The following is a guest post from Angela Sultana, SVP and data policy officer at travel data company Adara. Opinions are the author's own.
For many online businesses and publishers, the last 12 months have required a steep privacy learning curve: First, to comply with the General Data Protection Regulation (GDPR) laws in Europe, and soon, to uphold the nuanced differences of requirements in the California Consumer Privacy Act (CCPA) — not to mention a mounting number of new data protection legislations passed in other U.S. states.
Aside from data privacy and legal experts, not many employees at any given online business could easily define the difference between something like the GDPR and the CCPA. A lack of education on the subject could be a more pressing problem since those two laws aren't the only ones due for consideration.
Nevada recently passed its own privacy law, which is markedly different from the CCPA, and other states are in the process of designing their own. This follows previous post-GDPR data protection legislation in Vermont and Colorado introduced last year. Site owners are only going to deal with increased privacy complexity, but there are best practices for managing the issue effectively.
Clarity helps create a path forward
Paradoxically, the GDPR and CCPA require businesses to use clear, plain language to explain their data collection policies. Unfortunately, the laws themselves are less clear for the companies subject to managing them. It's likely that many marketers reading this article still need clear language about how to adhere to these two laws correctly in their own environment.
GDPR in Europe requires transparency around notice and collecting of consent (opt-in). This specific requirement means many website owners must engage with visitors as soon as they reach their website. The most important elements of GDPR require that site owners gain consent:
- Before data is collected
- Consent must be freely given, specific, informed and unambiguous
- Affirmative action is required
The new California law, CCPA, offers a nuanced difference where consent is based on a transaction. CCPA requires transparency around notice and the ability to opt out. The key points for site owners to consider are:
- At or before the point of collection, notice must be given
- An opt-out button or link on each page where data is collected
- An easy mechanism that directs businesses to stop selling their information
New Nevada law shows more states will follow suit
At the end of May, Nevada quietly passed an amendment to its privacy law requiring website owners to notify site visitors that they can opt out of allowing their data to be bought and sold. Inside Privacy notes, "The act does not amend existing Nevada law defining a 'consumer' to be a person who seeks or acquires, by purchase or lease, any good, service, money or credit for personal, family or household purposes from an operator's Internet website or online service."
This is a less general definition of the term "consumer" than in California, where it means nearly any resident of the state — yet another nuance that must be incorporated into the flow of website or marketing campaigns.

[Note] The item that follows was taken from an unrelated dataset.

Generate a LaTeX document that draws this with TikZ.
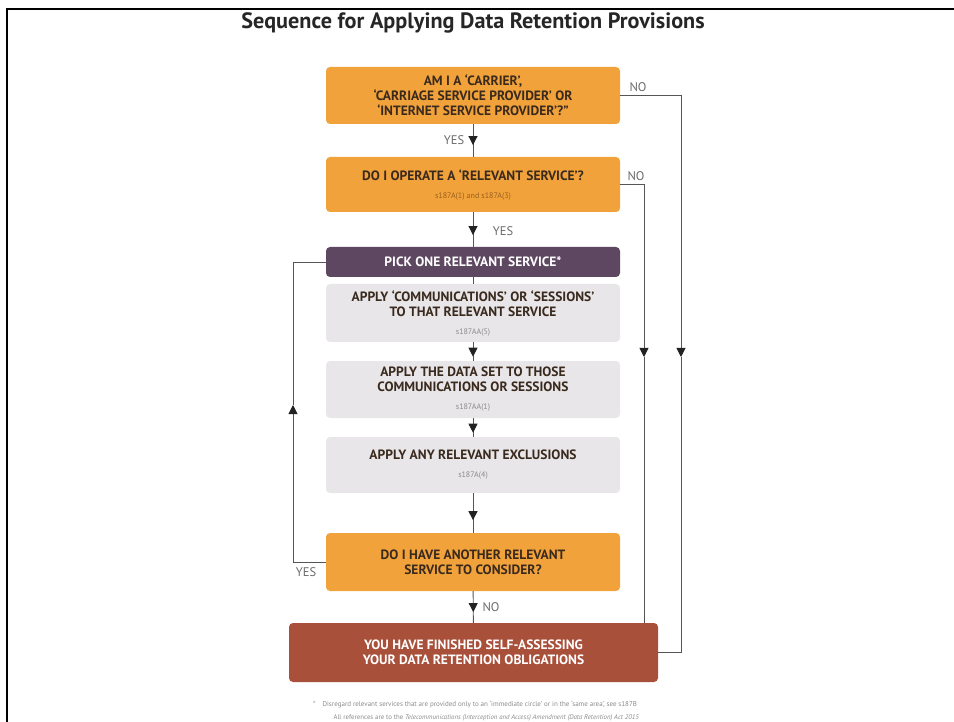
\documentclass[tikz,border=0pt]{standalone}
\usepackage{fontspec}
\setmainfont{PT Sans}
\usepackage{tikz}
\usetikzlibrary{arrows.meta,decorations.markings,positioning,calc}

\definecolor{askorange}{HTML}{F2A23A}
\definecolor{asktext}{HTML}{3A2A1E}
\definecolor{asksub}{HTML}{98611F}
\definecolor{pickpurple}{HTML}{5E4761}
\definecolor{stepgrey}{HTML}{E8E6E8}
\definecolor{stepsub}{HTML}{8C8A8C}
\definecolor{finbrown}{HTML}{A8503A}
\definecolor{linegrey}{HTML}{555555}
\definecolor{tipblack}{HTML}{222222}
\definecolor{labelgrey}{HTML}{6A6A6A}

\tikzset{
  box/.style={rounded corners=4pt,minimum width=294pt,align=center,inner sep=0pt,
    font=\fontsize{13.5}{15}\selectfont\bfseries},
  askbox/.style={box,fill=askorange,text=asktext},
  pickbox/.style={box,fill=pickpurple,text=white,minimum height=30pt},
  stepbox/.style={box,fill=stepgrey,text=asktext},
  finbox/.style={box,fill=finbrown,text=white,minimum width=369pt,minimum height=59pt},
  flow/.style={draw=linegrey,line width=0.9pt},
  tip/.style={-{Triangle[length=9pt,width=9pt,color=tipblack]}},
  midtip/.style={postaction={decorate},decoration={markings,
    mark=at position #1 with {\arrow[tipblack]{Triangle[length=9pt,width=9pt]}}}},
  yesno/.style={text=labelgrey,font=\fontsize{12.5}{14}\selectfont},
}
\newcommand{\refnote}[2]{\\[3pt]{\fontsize{8}{9}\selectfont\mdseries\color{#1}#2}}

\begin{document}
\begin{tikzpicture}[x=1pt,y=-1pt]
        \useasboundingbox (0,0) rectangle (954,722);
        % frame
        \draw[line width=2pt] (7,722) -- (7,9) -- (954,9);
        \node[text=black!85] (title) at (473,23) {\fontsize{22.2}{24}\selectfont\bfseries Sequence for Applying Data Retention Provisions};

        % boxes down the middle
        \node[askbox,minimum height=57pt] (carrier) at (473,95.5)
          {AM I A ‘CARRIER’,\\‘CARRIAGE SERVICE PROVIDER’ OR\\‘INTERNET SERVICE PROVIDER’?”};
        \node[askbox,minimum height=55pt] (relevant) at (473,184.5)
          {DO I OPERATE A ‘RELEVANT SERVICE’?\refnote{asksub}{s187A(1) and s187A(3)}};
        \node[pickbox] (pick) at (473,262) {PICK ONE RELEVANT SERVICE*};
        \node[stepbox,minimum height=58pt] (sessions) at (473,313)
          {APPLY ‘COMMUNICATIONS’ OR ‘SESSIONS’\\TO THAT RELEVANT SERVICE\refnote{stepsub}{s187AA(5)}};
        \node[stepbox,minimum height=57pt] (dataset) at (473,389.5)
          {APPLY THE DATA SET TO THOSE\\COMMUNICATIONS OR SESSIONS\refnote{stepsub}{s187AA(1)}};
        \node[stepbox,minimum height=56pt] (exclusions) at (473,465)
          {APPLY ANY RELEVANT EXCLUSIONS\refnote{stepsub}{s187A(4)}};
        \node[askbox,minimum height=58pt] (another) at (473,562)
          {DO I HAVE ANOTHER RELEVANT\\SERVICE TO CONSIDER?};
        \node[finbox] (finished) at (473.5,652.5)
          {YOU HAVE FINISHED SELF-ASSESSING\\YOUR DATA RETENTION OBLIGATIONS};

        % straight connectors
        \draw[flow,midtip=0.64] (carrier) -- (relevant);
        \draw[flow,midtip=0.66] (relevant) -- (pick);
        \draw[flow] (pick) -- (sessions);
        \draw[flow,midtip=0.78] (sessions) -- (dataset);
        \draw[flow,midtip=0.78] (dataset) -- (exclusions);
        \draw[flow,midtip=0.68] (exclusions) -- (another);
        \draw[flow,midtip=0.66] (another) -- (finished);

        % side connectors
        \coordinate (noone) at (681,357);
        \coordinate (notwo) at (644,357);
        \coordinate (yesback) at (293,405);
        \draw[flow,tip] (carrier.east) -| (noone);
        \draw[flow] (noone) |- (finished.east);
        \draw[flow,tip] (relevant.east) -| (notwo);
        \draw[flow] (notwo) -- (notwo |- finished.north);
        \draw[flow,tip] (another.west) -| (yesback);
        \draw[flow] (yesback) |- (pick.west);

        % labels
        \node[yesno] (yesa) at (454,140) {YES};
        \node[yesno] (yesb) at (503,231) {YES};
        \node[yesno] (noa) at (638,87) {NO};
        \node[yesno] (nob) at (636,176) {NO};
        \node[yesno] (yesc) at (306,572) {YES};
        \node[yesno] (noc) at (491,607) {NO};

        % footnotes
        \node[text=stepsub,font=\fontsize{7}{8}\selectfont] (notea) at (475,705)
          {*\quad Disregard relevant services that are provided only to an ‘immediate circle’ or in the ‘same area’, see s187B};
        \node[text=stepsub,font=\fontsize{6.8}{8}\selectfont,anchor=west] (noteb) at (330,718)
          {All references are to the \textit{Telecommunications (Interception and Access) Amendment (Data Retention) Act 2015}};
      \end{tikzpicture}
\end{document}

These differences are not just for a company's legal counsel to understand, yet many companies don't have structures in place to quickly educate their marketers. Marketers need a better path to compliance as they utilize customer data for their own insights and campaigns, work with partners or sell goods.
Be ready for more to come
The differences between data privacy laws demands different responses from marketers who want to be complaint. While GDPR compliance can usually be managed with a notice as soon as someone visits a website, CCPA will require notice on any page where data collection occurs. This forces a company to understand a user's location and serve the correct experiences accordingly, or subject people to redundant messages — potentially acquiring more opt-outs in the process. Nevada only requires this for a subset of people that count under CCPA.
There are good ways to use the practices of one law to get a head start with another. The data mapping requirements under GDPR can be utilized and expanded to determine the categories of personal information collected; sources from which that information is collected; the data collection's purpose and types of third parties that will see the data and consumers' personal information.

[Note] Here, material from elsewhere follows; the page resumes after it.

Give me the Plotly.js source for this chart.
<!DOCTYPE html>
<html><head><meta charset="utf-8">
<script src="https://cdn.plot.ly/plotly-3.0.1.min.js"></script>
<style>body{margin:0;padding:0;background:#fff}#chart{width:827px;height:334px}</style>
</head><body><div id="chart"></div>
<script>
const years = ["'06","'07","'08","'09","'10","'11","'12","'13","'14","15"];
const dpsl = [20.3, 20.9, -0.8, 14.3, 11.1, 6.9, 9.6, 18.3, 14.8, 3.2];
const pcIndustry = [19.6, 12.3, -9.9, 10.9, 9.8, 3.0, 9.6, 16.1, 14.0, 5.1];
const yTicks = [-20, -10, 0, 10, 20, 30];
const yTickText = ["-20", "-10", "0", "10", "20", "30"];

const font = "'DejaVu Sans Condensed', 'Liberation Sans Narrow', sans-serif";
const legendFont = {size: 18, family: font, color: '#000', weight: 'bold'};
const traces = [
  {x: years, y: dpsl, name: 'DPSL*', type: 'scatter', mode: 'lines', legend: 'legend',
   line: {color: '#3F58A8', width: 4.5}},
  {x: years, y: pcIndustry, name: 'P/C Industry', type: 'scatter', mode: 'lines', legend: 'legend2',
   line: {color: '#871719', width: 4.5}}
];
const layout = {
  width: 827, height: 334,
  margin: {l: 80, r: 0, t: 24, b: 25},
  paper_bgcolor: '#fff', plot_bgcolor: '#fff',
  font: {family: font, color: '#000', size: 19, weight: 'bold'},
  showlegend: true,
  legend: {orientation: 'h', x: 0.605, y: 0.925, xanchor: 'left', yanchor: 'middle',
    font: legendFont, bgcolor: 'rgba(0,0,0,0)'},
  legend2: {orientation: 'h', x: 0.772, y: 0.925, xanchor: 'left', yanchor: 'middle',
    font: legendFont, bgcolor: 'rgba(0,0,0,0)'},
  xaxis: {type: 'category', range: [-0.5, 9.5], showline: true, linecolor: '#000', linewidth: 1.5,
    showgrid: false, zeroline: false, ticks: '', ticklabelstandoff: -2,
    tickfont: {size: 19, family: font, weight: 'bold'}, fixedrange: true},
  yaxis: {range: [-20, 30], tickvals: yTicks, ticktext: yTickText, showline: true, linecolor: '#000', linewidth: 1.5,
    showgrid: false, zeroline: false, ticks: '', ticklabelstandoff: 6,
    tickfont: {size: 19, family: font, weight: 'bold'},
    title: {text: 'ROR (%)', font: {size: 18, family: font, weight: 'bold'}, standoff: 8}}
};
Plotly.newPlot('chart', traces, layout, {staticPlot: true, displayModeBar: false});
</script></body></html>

Similar notices required under U.S. law should already be provided under GDPR, including purpose and legal basis for data processing, recipients of the personal information, intention to transfer data to a third country and the data's storage period. Once complete, the same data mapping can be used to update privacy policies with the information needed for CCPA compliance.
Additionally, consent management platforms (CMPs) could be used to provide notice on data sale for CCPA, which reviews a visitor's location and serves the appropriate notifications and data collection. EMarketer noted that interest in CPMs has surged in the wake of laws like the GDPR — good news for marketers with resources to implement the tools.
All marketers must still have a plan, regardless of their ability to use technology to help them.